Como fuere, un mes después tendría lugar un evento más que terrenal que marcó la cultura de su tiempo: el festival de Woodstock. El entusiasmo por las comunas, el llamado amor libre (con la correspondiente histeria gregaria) y el sentimentalismo público que dominaron la escena de Woodstock nunca me llamaron la atención: no siento, pues, en este caso el aguijón de la nostalgia. A la vez, no he perdido un ápice de entusiasmo por la música que se presentó allí: me sigue pareciendo maravillosa. Más o menos cada año cambio de opinión sobre cuál fue la mejor canción del festival; la del 2019 es “Freedom”, de Richie Havens (sobrepasando a esa juerga fantástica, hasta la pérdida de la consciencia, que es “Soul Sacrifice” de Santana). Muy a propósito para los tiempos que corren. Pero también para ese 1969, el primer año de Nixon en el poder.
Nixon sucedía a un presidente malogrado, Johnson, que intentó un reformismo en gran escala que los Estados Unidos no volvieron a contemplar —sólo para ver su esfuerzo descarrilado por una guerra imperial y homicida que no quiso, pero en la que gradualmente se fue involucrando—. Nixon estaba en las antípodas, pero en cambio terminó pactando la paz con los vietnamitas (sí, la política es rara; uno de los muchos motivos para estudiarla en serio). Un tipo torcidísimo y reaccionario, pero muy inteligente, Nixon impulsó muchos cambios en la política de su país, así como en las reglas de juego globales.
Lo que inevitablemente nos devuelve a Colombia. Pues en su presidencia fue que se originó la guerra contra las drogas. Nixon y Woodstock en paralelo simbolizan una combinación destructiva para nuestro país y para muchos otros: la creación de un mercado mundial de diferentes drogas, generalmente articulado a patrones de consumo y estilos de vida perfectamente razonables y compatibles con los valores de la clase media, junto con la represión de la producción a través de métodos violentos (“guerra”). Un analista valioso, James Henderson, sostiene que Colombia fue “víctima de la globalización”: de esa globalización. No comparto totalmente su tesis. Pero la guerra contra las drogas sí que ha sido una fuente continua de desgracias, sobresaltos y destrucción institucional en nuestro país, y lo seguirá siendo.

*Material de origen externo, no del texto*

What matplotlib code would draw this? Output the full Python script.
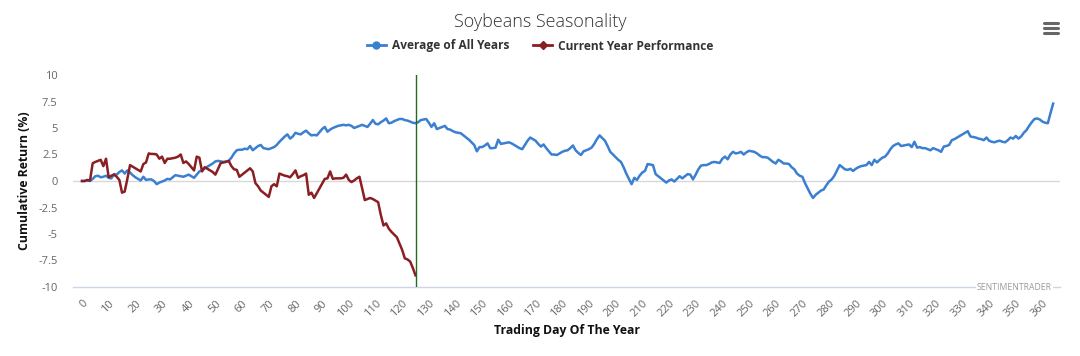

El último de estos episodios es el propósito del Gobierno de fumigar a nuestros campesinos con glifosato, pese a la evidencia aplastante de que significa un riesgo prohibitivo para la salud. María Isabel Rueda —quien expresa una combinación perfecta de frivolidad y mala fe— ha querido defender tal plan, posando de química para descrestar calentanos, terminando después con el hueco argumento de que “toca hacer algo”. Todo eso en nombre de la “sensatez”… pero no veo por dónde se pueda armar un debate razonable. Hay tres argumentos contundentes contra aquella fumigación. Primero, un Estado no tiene el derecho a poner en riesgo a decenas de miles de personas y hacerlo es un suicidio político. Segundo, rompe al menos con el espíritu del acuerdo de paz; ¿por qué no darle una oportunidad, ya que según las Naciones Unidas los campesinos han estado cumpliendo con los compromisos adquiridos? Tercero, la evidencia disponible sugiere que la erradicación voluntaria es más estable que la forzada.
Tratar a la gente a la brava no es un buen sistema de gobierno. Y además tiene consecuencias. Meterse eso en la cabeza es clave y tiene la ventaja de ser más fácil de entender que las fórmulas químicas de María Isabel.